# First head finished! :D



## YEEP! (Jun 18, 2012)

Well, we just finished our first head and it's been a pretty awesome experience. We researched for a month on materials and then spent time figuring out the process. We had a lot of setbacks along the way but we've learned tons. We're currently working on a feline/leopard head and hope to finish it within the week!

Here are some pictures:






Thanks for looking!


----------



## I Am That Is (Jun 18, 2012)

Wow, thats pretty awesome. I must say I prefer this realistic style over the cartoony huge eyes/head approach. It looks great. What is it made out of, and how long did it take you? Due to financial/social reasons I probably wont ever get to make one of my own,


----------



## Zoetrope (Jun 18, 2012)

That's looking pretty great for your first! Very well done.


----------



## YEEP! (Jun 18, 2012)

I Am That Is said:


> Wow, thats pretty awesome. I must say I prefer this realistic style over the cartoony huge eyes/head approach. It looks great. What is it made out of, and how long did it take you? Due to financial/social reasons I probably wont ever get to make one of my own,



Thanks!  We basically used the resin casting method for our head; it took us a couple days off and on to make the initial clay sculpts. We had to wait at least a full day for each of our silicone-related things (like the molds, noses, etc.) to cure though. I think that's where we spent most of our time. Research took about a week and making the silicone molds for our blanks took at least a day because we did both the feline and wolf molds together. It took us another day for our jawset molds as well. We had a lot of trial and error things involving some of the molding/casting but we've got it down pretty well now. Furring and shaving was a little difficult but we managed to figure it out in the end. It really did take us about a month, but all of the work was done at a pretty casual pace because we're on summer break.


----------



## Bark (Jun 18, 2012)

That's a really boss first head; I love the more realistic style. Looking forward to seeing more from you.


----------



## I Am That Is (Jun 18, 2012)

YEEP! said:


> Thanks!  We basically used the resin casting method for our head; it took us a couple days off and on to make the initial clay sculpts. We had to wait at least a full day for each of our silicone-related things (like the molds, noses, etc.) to cure though. I think that's where we spent most of our time. Research took about a week and making the silicone molds for our blanks took at least a day because we did both the feline and wolf molds together. It took us another day for our jawset molds as well. We had a lot of trial and error things involving some of the molding/casting but we've got it down pretty well now. Furring and shaving was a little difficult but we managed to figure it out in the end. It really did take us about a month, but all of the work was done at a pretty casual pace because we're on summer break.

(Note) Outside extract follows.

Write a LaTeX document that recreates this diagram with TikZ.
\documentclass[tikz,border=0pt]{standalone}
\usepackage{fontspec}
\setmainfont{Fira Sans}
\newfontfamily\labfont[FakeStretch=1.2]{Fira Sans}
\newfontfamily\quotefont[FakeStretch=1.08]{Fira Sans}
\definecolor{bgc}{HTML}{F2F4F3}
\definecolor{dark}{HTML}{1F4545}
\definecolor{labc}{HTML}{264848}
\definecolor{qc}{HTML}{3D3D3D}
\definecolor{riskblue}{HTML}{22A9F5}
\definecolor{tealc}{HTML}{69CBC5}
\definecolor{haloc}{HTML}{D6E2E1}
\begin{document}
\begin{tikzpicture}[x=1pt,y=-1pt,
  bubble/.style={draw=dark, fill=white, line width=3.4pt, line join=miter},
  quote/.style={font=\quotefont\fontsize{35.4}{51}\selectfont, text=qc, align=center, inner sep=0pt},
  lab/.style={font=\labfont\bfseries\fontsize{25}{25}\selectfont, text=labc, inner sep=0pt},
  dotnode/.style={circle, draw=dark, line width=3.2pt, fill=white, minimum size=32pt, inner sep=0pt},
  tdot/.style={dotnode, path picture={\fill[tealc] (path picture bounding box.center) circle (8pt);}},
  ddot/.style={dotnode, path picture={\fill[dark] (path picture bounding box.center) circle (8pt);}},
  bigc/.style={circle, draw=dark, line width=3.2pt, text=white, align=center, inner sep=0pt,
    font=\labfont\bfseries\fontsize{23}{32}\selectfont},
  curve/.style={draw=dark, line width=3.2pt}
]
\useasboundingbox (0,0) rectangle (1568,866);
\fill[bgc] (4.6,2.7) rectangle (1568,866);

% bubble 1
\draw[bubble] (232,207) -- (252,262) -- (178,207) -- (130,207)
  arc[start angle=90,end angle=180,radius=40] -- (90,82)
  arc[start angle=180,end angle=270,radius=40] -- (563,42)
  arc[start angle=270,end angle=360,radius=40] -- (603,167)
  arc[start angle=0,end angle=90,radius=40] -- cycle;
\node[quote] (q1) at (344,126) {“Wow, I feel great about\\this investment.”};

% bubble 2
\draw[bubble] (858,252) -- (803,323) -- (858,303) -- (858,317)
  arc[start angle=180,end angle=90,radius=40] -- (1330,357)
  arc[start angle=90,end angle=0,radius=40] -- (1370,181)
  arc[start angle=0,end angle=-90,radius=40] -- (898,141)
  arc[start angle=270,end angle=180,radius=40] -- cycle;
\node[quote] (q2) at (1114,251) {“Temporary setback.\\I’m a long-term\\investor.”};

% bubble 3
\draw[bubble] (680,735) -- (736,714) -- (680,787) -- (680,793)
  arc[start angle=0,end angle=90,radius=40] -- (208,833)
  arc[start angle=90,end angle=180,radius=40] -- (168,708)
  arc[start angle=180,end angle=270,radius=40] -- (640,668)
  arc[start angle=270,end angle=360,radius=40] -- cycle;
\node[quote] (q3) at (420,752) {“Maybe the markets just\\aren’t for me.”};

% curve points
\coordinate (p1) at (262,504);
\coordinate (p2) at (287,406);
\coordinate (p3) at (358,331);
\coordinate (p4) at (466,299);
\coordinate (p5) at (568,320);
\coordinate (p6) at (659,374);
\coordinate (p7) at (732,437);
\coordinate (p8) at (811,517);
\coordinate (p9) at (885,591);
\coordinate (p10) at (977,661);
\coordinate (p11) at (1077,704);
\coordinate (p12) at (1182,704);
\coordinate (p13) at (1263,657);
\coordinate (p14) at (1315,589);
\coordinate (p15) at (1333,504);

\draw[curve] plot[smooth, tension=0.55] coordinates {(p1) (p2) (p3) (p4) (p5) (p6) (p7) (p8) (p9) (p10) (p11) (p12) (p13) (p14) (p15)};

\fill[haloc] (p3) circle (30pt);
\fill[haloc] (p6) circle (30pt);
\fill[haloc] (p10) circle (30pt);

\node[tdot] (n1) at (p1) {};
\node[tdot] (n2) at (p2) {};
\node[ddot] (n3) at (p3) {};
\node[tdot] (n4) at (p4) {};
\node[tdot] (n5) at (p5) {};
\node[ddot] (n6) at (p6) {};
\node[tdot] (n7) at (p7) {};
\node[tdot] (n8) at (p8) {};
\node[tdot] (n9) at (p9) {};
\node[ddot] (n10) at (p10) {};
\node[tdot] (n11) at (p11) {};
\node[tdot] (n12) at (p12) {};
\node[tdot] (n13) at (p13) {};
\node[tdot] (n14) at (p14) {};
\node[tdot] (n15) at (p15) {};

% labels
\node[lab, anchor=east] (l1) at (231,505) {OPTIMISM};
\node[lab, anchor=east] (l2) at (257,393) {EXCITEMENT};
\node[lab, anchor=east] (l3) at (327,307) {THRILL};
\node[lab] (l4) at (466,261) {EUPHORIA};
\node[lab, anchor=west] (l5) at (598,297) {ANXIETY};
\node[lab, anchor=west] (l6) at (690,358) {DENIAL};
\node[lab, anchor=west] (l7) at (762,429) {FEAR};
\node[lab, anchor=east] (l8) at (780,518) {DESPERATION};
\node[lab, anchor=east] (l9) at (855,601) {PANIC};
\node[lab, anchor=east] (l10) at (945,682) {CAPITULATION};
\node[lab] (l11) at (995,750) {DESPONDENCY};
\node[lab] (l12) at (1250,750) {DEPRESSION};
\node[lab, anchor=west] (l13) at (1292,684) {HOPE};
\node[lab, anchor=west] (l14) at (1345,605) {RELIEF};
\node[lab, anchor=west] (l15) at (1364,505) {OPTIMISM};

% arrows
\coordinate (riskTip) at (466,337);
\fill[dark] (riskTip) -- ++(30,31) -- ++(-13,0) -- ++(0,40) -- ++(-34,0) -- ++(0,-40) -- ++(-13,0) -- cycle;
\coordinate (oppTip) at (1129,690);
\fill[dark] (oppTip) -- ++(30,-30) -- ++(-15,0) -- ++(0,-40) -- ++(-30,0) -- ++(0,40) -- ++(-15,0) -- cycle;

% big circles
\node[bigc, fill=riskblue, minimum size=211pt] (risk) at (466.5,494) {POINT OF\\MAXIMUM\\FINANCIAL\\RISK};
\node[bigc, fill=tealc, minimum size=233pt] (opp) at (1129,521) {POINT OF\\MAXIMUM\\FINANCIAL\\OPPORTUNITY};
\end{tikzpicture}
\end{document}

I would never have the patience (or the time for that matter) to do anything like this. I really cant wait to see the finished project. I hope the rest of it looks as awesome as the head does!


----------



## LuchadoreBob (Jun 19, 2012)

Great for a first try, or any try for that matter.  Well done.


----------



## Shaloxeroligon (Jun 21, 2012)

How well can you see out of that thing?  I'm not quite sure how well those eyes work as view ports.  Care to enlighten us?


----------



## Earth Rio (Jul 4, 2012)

Shaloxeroligon said:


> How well can you see out of that thing?  I'm not quite sure how well those eyes work as view ports.  Care to enlighten us?



I'm sure you noticed in the last picture that the black 'markings' are rather large. I'm sure he/she crafted the head to see out those 'markings'.

But I think it looks very good. Better job than I could do!


----------



## Dokid (Jul 4, 2012)

Shaloxeroligon said:


> How well can you see out of that thing?  I'm not quite sure how well those eyes work as view ports.  Care to enlighten us?



Basically you look out of the tearducts


----------



## soutthpaw (Jul 4, 2012)

looks great,   did you airbrush the coloring of it?


----------



## Aldino (Jul 4, 2012)

The first pic gives it a mean glare, I like mean eyed glares.


----------



## Lejonet731 (Jul 6, 2012)

Thats fantastic for a first try!! it's a great suit head in general too!


----------



## YEEP! (Jul 11, 2012)

soutthpaw said:


> looks great,   did you airbrush the coloring of it?



Yes, we did! And thank you. 

Dokid and Earth Rio are right; vision is through the "tearduct area".


----------



## Vulkan (Jul 11, 2012)

I like it.


----------



## Pike (Jul 11, 2012)

Looks great all around, but I especially love the eyes.


----------



## Brazen (Jul 11, 2012)

Ears are too small.


----------



## HarlequinFinch (Jul 18, 2012)

That is 100000x better than my first head! Well done!


----------